In Clark v Ardington [2003] QB 36 the Court of Appeal stated:
We believe that the approach of the Court of Appeal in Mattocks v Mann [1993] RTR 13 applies to this case. The defendants’ actions damaged the cars of Mrs Clark and Mr Dennard. They should pay the loss caused by their actions. The actual loss incurred involved hire of replacement cars for ten days in the case of Mrs Clark and 12 days in the case of Mr Dennard. They both appear to have acted reasonably in placing the cars in the hands of respectable repairers and there were no supervening events. Further, delays of that order were foreseeable. The extra loss caused by the delay in the repair must fall on the tortfeasor as there was no failure to mitigate. On the findings of fact in those cases the cost of hire should not have been reduced. The insurers of the defendants should seek a contribution from the repairers for any unjustified length of repair.
This latter sentence contemplates a claim for contribution under the Civil Liability (Contribution) Act 1978 section 1(1) which reads as follows:
Subject to the following provisions of this section, any person liable in respect of any damage suffered by another person may recover contribution from any other person liable in respect of the same damage (whether jointly or otherwise).
Thus if an insurance company can prove that the garage is or would be liable to the claimant for the “same damage” that the insurance company is liable for, part of the hire charges can be sought by way of contribution from the garage: in effect that extraneous element, which can be said to be caused by the garage’s delay in repairing the claimant’s vehicle and returning it.
The old case of Charnock v Liverpool Corporation [1968] 1 WLR 1498 is authority for the proposition that there would be an implied contract between the Claimant and the garage, that they would repair the car within a reasonable time and that if the garage does not repair it within a reasonable time, it is in breach of contract. The question of what a reasonable time for performance is treated by statute eg section 14 of the Supply of Goods and Services Act 1982, as a question of fact.
The damage that the insurance company’s insured has inflicted upon a claimant is the head of claim of general damages, for loss of use of his own motor vehicle. Hire charges are simply the quantified special damages expended in mitigation of that head of claim. If a garage then is in breach of contract, by delaying the return of the claimant’s car, so that the claimant’s damages for loss of use are necessarily increased, by his continuing to hire for the period of delay, there is a respectable argument that this is the same damage.

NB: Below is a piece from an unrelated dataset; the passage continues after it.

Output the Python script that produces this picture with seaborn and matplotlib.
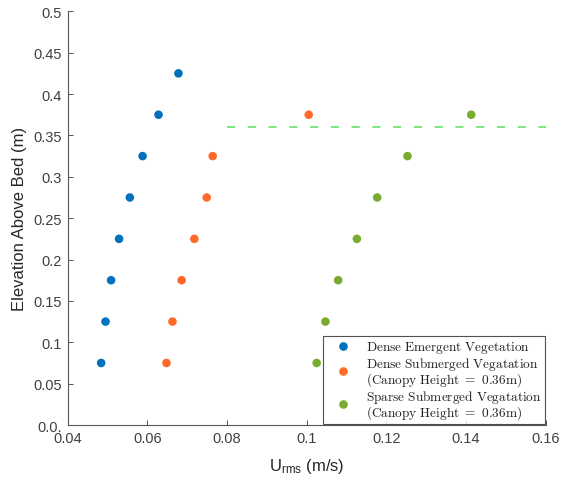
import numpy as np
import pandas as pd
import matplotlib
matplotlib.use("Agg")
import matplotlib.pyplot as plt
import seaborn as sns

# ---- data ----
elev_dense_emergent = [0.075, 0.125, 0.175, 0.225, 0.275, 0.325, 0.375, 0.425]
urms_dense_emergent = [0.0484, 0.0495, 0.0509, 0.0529, 0.0556, 0.0588, 0.0628, 0.0678]

elev_dense_sub = [0.075, 0.125, 0.175, 0.225, 0.275, 0.325, 0.375]
urms_dense_sub = [0.0648, 0.0663, 0.0686, 0.0718, 0.0749, 0.0764, 0.1005]

elev_sparse_sub = [0.075, 0.125, 0.175, 0.225, 0.275, 0.325, 0.375]
urms_sparse_sub = [0.1025, 0.1047, 0.1079, 0.1126, 0.1177, 0.1253, 0.1413]

canopy_height = 0.36
canopy_x = [0.08, 0.16]

series_names = ["Dense Emergent", "Dense Submerged", "Sparse Submerged"]
series_colors = ["#0072BD", "#FF6929", "#77AC30"]
legend_labels = [
    r"$\mathrm{Dense\ Emergent\ Vegetation}$",
    r"$\mathrm{Dense\ Submerged\ Vegatation}$" + "\n" + r"$\mathrm{(Canopy\ Height\ =\ 0.36m)}$",
    r"$\mathrm{Sparse\ Submerged\ Vegatation}$" + "\n" + r"$\mathrm{(Canopy\ Height\ =\ 0.36m)}$",
]

xticks = [0.04, 0.06, 0.08, 0.10, 0.12, 0.14, 0.16]
xticklabels = ["0.04", "0.06", "0.08", "0.1", "0.12", "0.14", "0.16"]
yticks = [0.0, 0.05, 0.1, 0.15, 0.2, 0.25, 0.3, 0.35, 0.4, 0.45, 0.5]
yticklabels = ["0.0.", "0.05", "0.1", "0.15", "0.2", "0.25", "0.3", "0.35", "0.4", "0.45", "0.5"]

df = pd.concat([
    pd.DataFrame({"urms": urms_dense_emergent, "elev": elev_dense_emergent, "series": series_names[0]}),
    pd.DataFrame({"urms": urms_dense_sub, "elev": elev_dense_sub, "series": series_names[1]}),
    pd.DataFrame({"urms": urms_sparse_sub, "elev": elev_sparse_sub, "series": series_names[2]}),
], ignore_index=True)

# ---- style ----
sns.set_style("white")
plt.rcParams["font.family"] = ["Liberation Sans", "DejaVu Sans"]
plt.rcParams["mathtext.fontset"] = "custom"
plt.rcParams["mathtext.rm"] = "Liberation Sans"
plt.rcParams["mathtext.it"] = "Liberation Sans:italic"

fig = plt.figure(figsize=(5.64, 4.81), dpi=100)
ax = fig.add_axes([0.12, 0.1143, 0.8476, 0.8601])

sns.scatterplot(data=df, x="urms", y="elev", hue="series", hue_order=series_names,
                palette=series_colors, s=38, linewidth=0, ax=ax, legend=False)

ax.plot(canopy_x, [canopy_height, canopy_height], color="#72E572", lw=1.3,
        dashes=(4.5, 7))

ax.set_xlim(0.04, 0.16)
ax.set_ylim(0.0, 0.5)
ax.set_xticks(xticks)
ax.set_xticklabels(xticklabels)
ax.set_yticks(yticks)
ax.set_yticklabels(yticklabels)

tc = "#404040"
ax.tick_params(bottom=True, left=True, direction="in", length=3.5, width=0.7,
               colors="#555555", labelsize=10.5, labelcolor=tc, pad=4)
for side in ["top", "right"]:
    ax.spines[side].set_visible(False)
for side in ["left", "bottom"]:
    ax.spines[side].set_color("#555555")
    ax.spines[side].set_linewidth(0.8)

ax.set_xlabel(r"U$_{\mathrm{rms}}$ (m/s)", fontsize=12, color="#262626", labelpad=8)
ax.set_ylabel("Elevation Above Bed (m)", fontsize=12, color="#262626", labelpad=5)

from matplotlib.lines import Line2D
handles = [Line2D([], [], ls="none", marker="o", markersize=6.2, markeredgewidth=0,
                  color=c) for c in series_colors]
leg = ax.legend(handles, legend_labels, loc="lower right", frameon=True, fancybox=False,
                fontsize=9.6, borderaxespad=0.05, handletextpad=0.45, labelspacing=0.0,
                borderpad=0.25, handlelength=2.5)
leg.get_frame().set_edgecolor("#262626")
leg.get_frame().set_linewidth(0.8)
for t in leg.get_texts():
    t.set_math_fontfamily("cm")
    t.set_color("#222222")
    t.set_linespacing(0.85)

fig.savefig("out.png", dpi=100)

Of course matters may not be so simple, particularly when one starts to look more closely at the contractual arrangements between the claimant and the garage. Moreover, there will be a need to obtain evidence, not only on the contract made between the claimant and the garage, but also on the likely length of time that a repair should have taken and the circumstances which explain why it took so long.
But this is an interesting point which may yet attract substantial litigation.
Volvo v jubilee motor policies is authority that breach of contract claims are not the same damage as tort and therefore contribution/set-off against a garage cannot be made in credit hire claims,
That’s not what it says at all! That case has nothing to with credit hire, and is based on the Royal Brompton case from 20 years ago. Your better argument is based on Mason v TNT.
You’ll have to send it to me, it was about an insurer though was it not?
I’ve been successfully citing volvo for years!
And oops – yes I know Volvo was not a credit hire case but it was on the point that tort and contract claims are not of the same kind of damage!
Sometimes Jonathan, I think you’re the only person who reads this blog.
Quite possibly but it is an area of the law in which most people including myself can often fall into error on so i recommend all practitioners should read all that they can!
PS… no I don’t really believe i get credit hire law wrong- its just everyone else who does!
Interesting stuff, but as you say inapplicable at the lower levels of credit hire as the game is likely not worth the candle. Hypothetically, could you argue duty of care? As in the garage has assumed a duty of care for the Defendant insurer given that they are likely to be the ultimate payer of any costs and bearer of any burden? And that by taking on too much work they are in breach of that duty, with the natural consequence being that repairs in general are delayed and were delayed in a specific case?